Benchmarking the symptom-checking capabilities of ChatGPT for a broad range of diseases

Anjun Chen; Drake O Chen; Lu Tian

doi:10.1093/jamia/ocad245

Benchmarking the symptom-checking capabilities of ChatGPT for a broad range of diseases

J Am Med Inform Assoc. 2023 Dec 18:ocad245. doi: 10.1093/jamia/ocad245. Online ahead of print.

Authors

Anjun Chen^{1

2}, Drake O Chen², Lu Tian³

Affiliations

¹ Health Sciences, ELHS Institute, Palo Alto, CA 94306, United States.
² LHS Tech Forum Initiative, Learning Health Community, Palo Alto, CA 94306, United States.
³ Department of Biomedical Data Science, Stanford University, Stanford, CA 94305, United States.

PMID: 38109889
DOI: 10.1093/jamia/ocad245

Abstract

Objective: This study evaluates ChatGPT's symptom-checking accuracy across a broad range of diseases using the Mayo Clinic Symptom Checker patient service as a benchmark.

Methods: We prompted ChatGPT with symptoms of 194 distinct diseases. By comparing its predictions with expectations, we calculated a relative comparative score (RCS) to gauge accuracy.

Results: ChatGPT's GPT-4 model achieved an average RCS of 78.8%, outperforming the GPT-3.5-turbo by 10.5%. Some specialties scored above 90%.

Discussion: The test set, although extensive, was not exhaustive. Future studies should include a more comprehensive disease spectrum.
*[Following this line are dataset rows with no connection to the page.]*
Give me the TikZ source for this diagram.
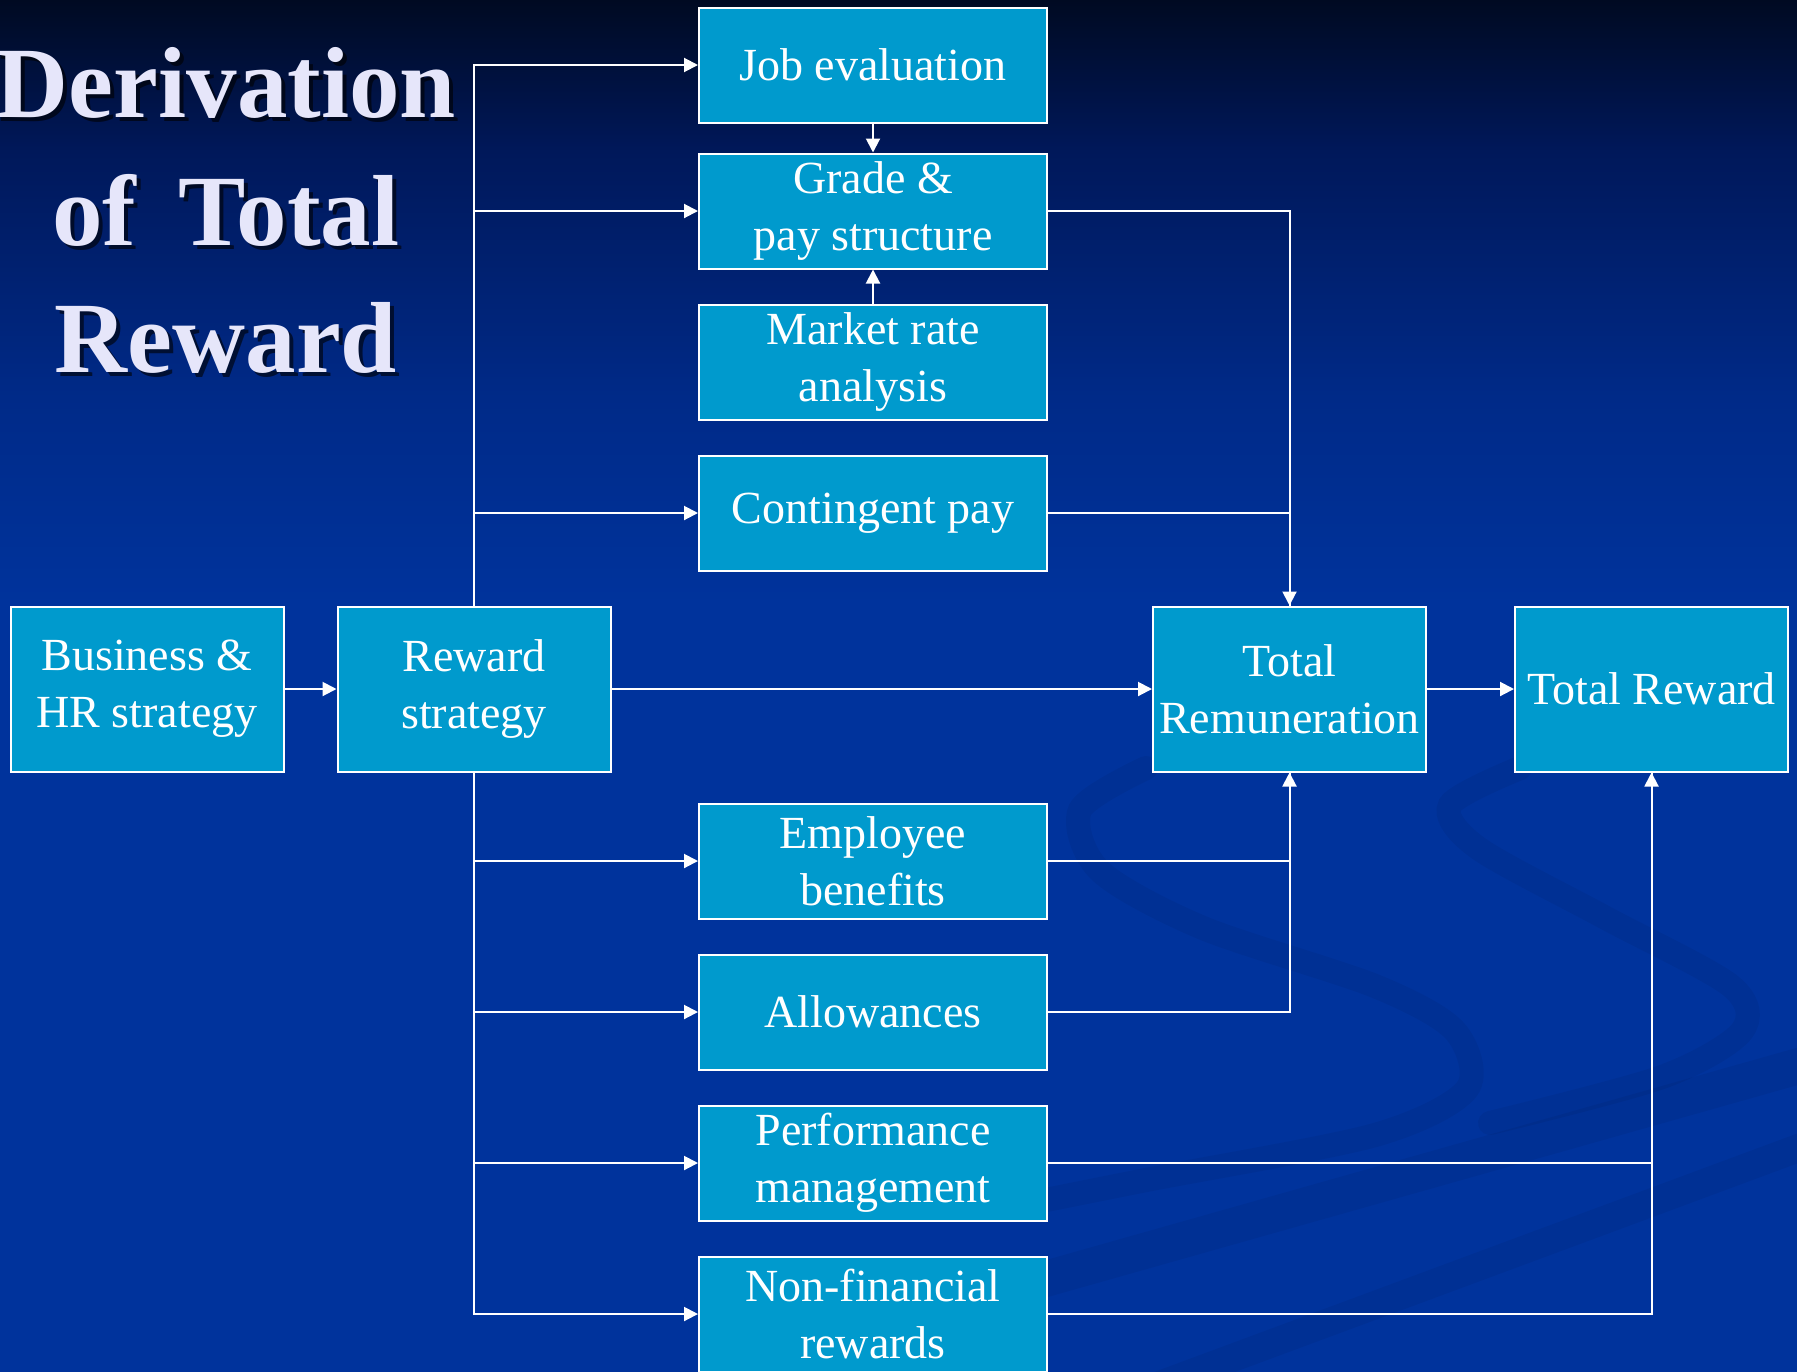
\documentclass[tikz,border=0pt]{standalone}
\usepackage{fontspec}
\setmainfont{Liberation Serif}
\usepackage{xcolor}
\usepackage{tikz}
\usetikzlibrary{arrows.meta,positioning}

\definecolor{boxfill}{HTML}{009ACD}
\definecolor{bgtop}{HTML}{000A22}
\definecolor{bgup}{HTML}{00185A}
\definecolor{bgmid}{HTML}{002A88}
\definecolor{bgbot}{HTML}{00339C}
\definecolor{titlecol}{HTML}{E6E6FA}

% the path spans 25bp..75bp of the shading
\pgfdeclareverticalshading{slidebg}{100bp}{color(0bp)=(bgbot); color(53bp)=(bgbot); color(60.5bp)=(bgmid); color(69.5bp)=(bgup); color(75bp)=(bgtop); color(100bp)=(bgtop)}

\begin{document}
\begin{tikzpicture}[
    x=0.5pt, y=0.5pt,
    box/.style={rectangle, draw=white, line width=1pt, fill=boxfill, text=white, align=center, inner sep=0pt, font=\fontsize{23pt}{28.5pt}\selectfont},
    midbox/.style={box, minimum width=174pt, minimum height=57.5pt},
    bigbox/.style={box, minimum width=136.5pt, minimum height=82.5pt},
    wire/.style={draw=white, line width=1pt},
    arrow/.style={wire, -{Triangle[length=7pt,width=7pt]}},
    titletext/.style={text=titlecol, font=\fontsize{50.5pt}{64pt}\selectfont\bfseries, anchor=base, inner sep=0pt},
    swirl/.style={draw=black, opacity=0.05, line width=12pt, line cap=round}
]
% slide background
\useasboundingbox (0,0) rectangle (1797,-1371);
\shade[shading=slidebg] (0,0) rectangle (1797,-1371);
\draw[swirl] plot[smooth] coordinates {(1146,-768) (1080,-810) (1100,-871) (1203,-928) (1375,-986) (1455,-1031) (1467,-1089) (1375,-1135) (1146,-1180) (1031,-1203)};
\draw[swirl] plot[smooth] coordinates {(1520,-768) (1450,-805) (1478,-848) (1604,-917) (1731,-986) (1742,-1031) (1662,-1077) (1490,-1123)};
\draw[swirl, line width=18pt] (1031,-1283) -- (1820,-1060);
\draw[swirl, line width=14pt] (1146,-1390) -- (1820,-1140);

% title
\foreach \txt/\yy [count=\i] in {Derivation/117, of\, Total/245, Reward/372} {
  \node[titletext, text=black, opacity=0.6] (titleshadow\i) at (230,-\yy-4) {\txt};
  \node[titletext] (title\i) at (226,-\yy) {\txt};
}

% main row
\node[bigbox] (business) at (147,-689) {Business \&\\HR strategy};
\node[bigbox, right=26pt of business] (reward) {Reward\\strategy};
\node[bigbox, right=270.25pt of reward] (totrem) {Total\\Remuneration};
\node[bigbox, right=43.5pt of totrem] (totrew) {Total Reward};

% reward elements
\node[midbox, above=17pt of reward, xshift=199.5pt] (cont) {Contingent pay};
\node[midbox, above=17pt of cont] (market) {Market rate\\analysis};
\node[midbox, above=17pt of market] (grade) {Grade \&\\pay structure};
\node[midbox, above=14.5pt of grade] (job) {Job evaluation};
\node[midbox, below=15pt of reward, xshift=199.5pt] (benefits) {Employee\\benefits};
\node[midbox, below=17pt of benefits] (allow) {Allowances};
\node[midbox, below=17pt of allow] (perf) {Performance\\management};
\node[midbox, below=17pt of perf] (nonfin) {Non-financial\\rewards};

% connectors
\foreach \n in {job,grade,cont} \draw[arrow] (reward.north) |- (\n);
\foreach \n in {benefits,allow,perf,nonfin} \draw[arrow] (reward.south) |- (\n);
\draw[arrow] (job) -- (grade);
\draw[arrow] (market) -- (grade);
\draw[arrow] (business) -- (reward);
\draw[arrow] (reward) -- (totrem);
\draw[arrow] (totrem) -- (totrew);
\draw[arrow] (grade) -| (totrem);
\draw[wire] (cont) -| (totrem);
\draw[arrow] (benefits) -| (totrem);
\draw[wire] (allow) -| (totrem);
\draw[arrow] (perf) -| (totrew);
\draw[wire] (nonfin) -| (totrew);
\end{tikzpicture}
\end{document}
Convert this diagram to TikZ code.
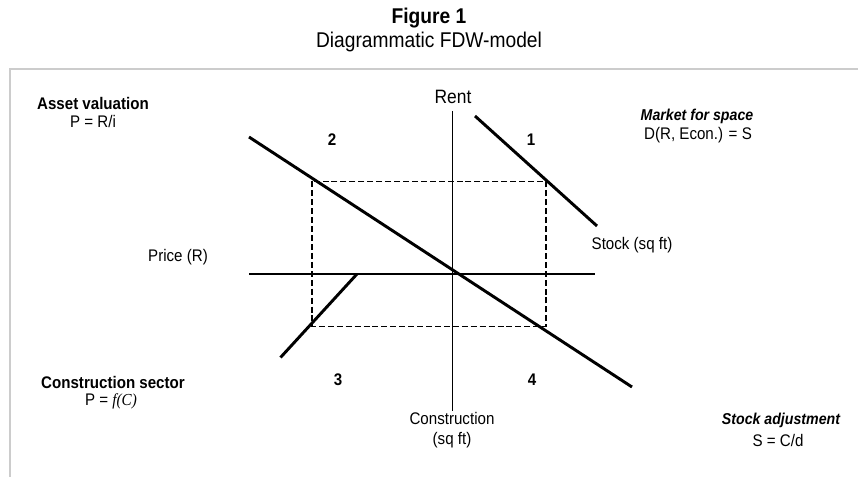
\documentclass[tikz,border=0pt]{standalone}
\usepackage{fontspec}
\setmainfont{Liberation Sans}[FakeStretch=0.9]
\newfontfamily\timesfont{Liberation Serif}[FakeStretch=0.9]
\begin{document}
\begin{tikzpicture}[x=0.75pt,y=-0.75pt,
  lbl/.style={inner sep=0pt,font=\fontsize{12.6}{14}\selectfont},
  blbl/.style={lbl,font=\fontsize{12.6}{14}\selectfont\bfseries},
  bilbl/.style={lbl,font=\fontsize{11.8}{13}\selectfont\bfseries\itshape},
  axis/.style={line width=1.3pt},
  curve/.style={line width=2.2pt},
  guide/.style={line width=1pt,dash pattern=on 4.5pt off 2.2pt}]
\useasboundingbox (0,0) rectangle (858,477);
% frame
\draw[line width=2pt,draw=black!20] (10,477) -- (10,69) -- (858,69);
% titles
\node[inner sep=0pt,font=\fontsize{16}{18}\selectfont\bfseries] (fig) at (429,18) {Figure 1};
\node[inner sep=0pt,font=\fontsize{16}{18}\selectfont] (sub) at (429,42) {Diagrammatic FDW-model};
% axes
\node[inner sep=0pt,font=\fontsize{14.5}{16}\selectfont] (rent) at (453,97) {Rent};
\coordinate (vtop) at (452.5,111);
\coordinate (vbot) at (452.5,411);
\coordinate (hleft) at (249,274);
\coordinate (hright) at (595,274);
\draw[axis] (vtop) -- (vbot);
\draw[axis] (hleft) -- (hright);
% dashed rectangle
\coordinate (r1) at (312,181.5);
\coordinate (r2) at (546,326.5);
\draw[guide] (r1) rectangle (r2);
% curves
\coordinate (la) at (249,137);
\coordinate (lb) at (632,387);
\draw[curve] (la) -- (lb);
\coordinate (oa) at (475,116);
\coordinate (ob) at (597,226);
\draw[curve] (oa) -- (ob);
\coordinate (ta) at (280.5,357.5);
\coordinate (tb) at (357,274);
\draw[curve] (ta) -- (tb);
% quadrant numbers
\node[blbl] (q1) at (531,140) {1};
\node[blbl] (q2) at (332,140) {2};
\node[blbl] (q3) at (338,380) {3};
\node[blbl] (q4) at (532,380) {4};
% axis labels
\node[lbl] (price) at (178,257) {Price (R)};
\node[lbl] (stock) at (632,245) {Stock (sq ft)};
\node[lbl] (constr) at (452,418) {Construction};
\node[lbl] (constr2) at (452,440) {(sq ft)};
% corner labels
\node[blbl] (av) at (93,103) {Asset valuation};
\node[lbl] (avf) at (93,121) {P = R/i};
\node[bilbl] (mfs) at (697,116) {Market for space};
\node[lbl] (mfsf) at (698,135) {D(R, Econ.) = S};
\node[blbl] (cs) at (113,382) {Construction sector};
\node[lbl] (csf) at (111,401) {P = {\timesfont\itshape f(C)}};
\node[bilbl] (sa) at (781,420) {Stock adjustment};
\node[lbl] (saf) at (778,440) {S = C/d};
\end{tikzpicture}
\end{document}
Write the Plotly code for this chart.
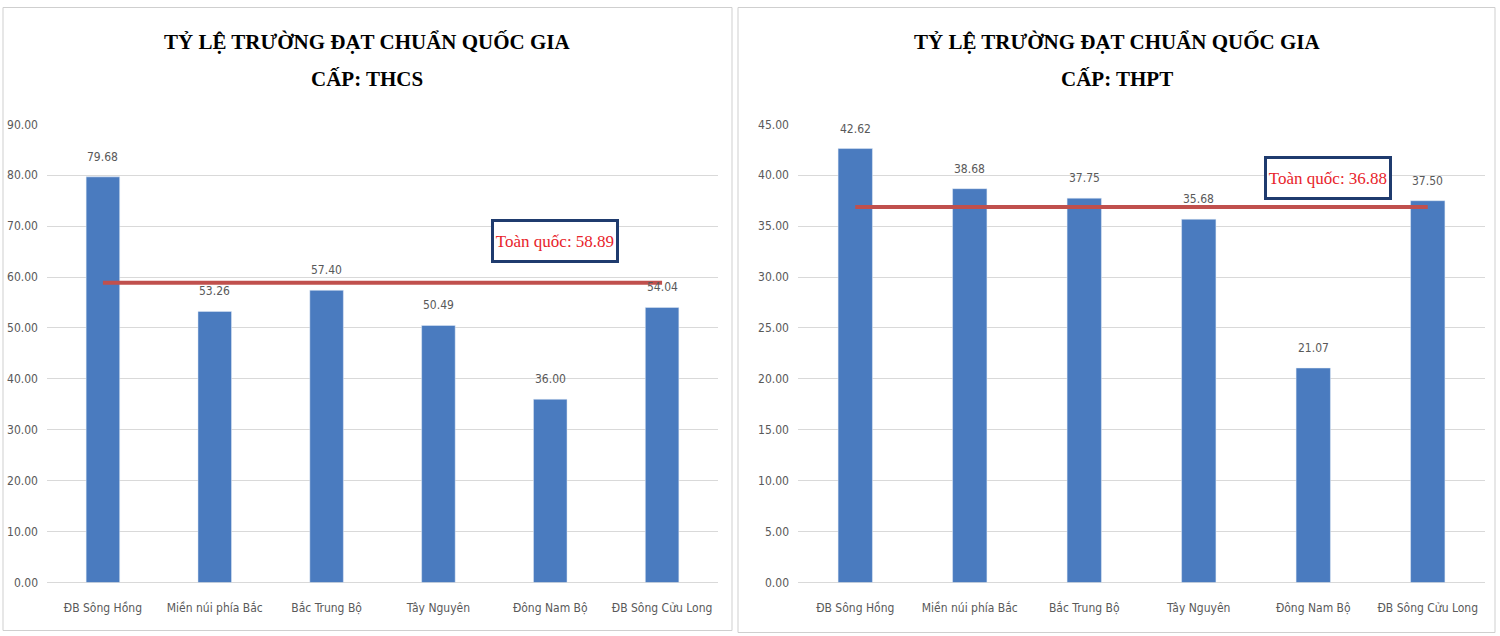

Conclusion: ChatGPT exhibits high accuracy in symptom checking for a broad range of diseases, showcasing its potential as a medical training tool in learning health systems to enhance care quality and address health disparities.

Keywords: ChatGPT; benchmarking; learning health system; medical training; symptom checking.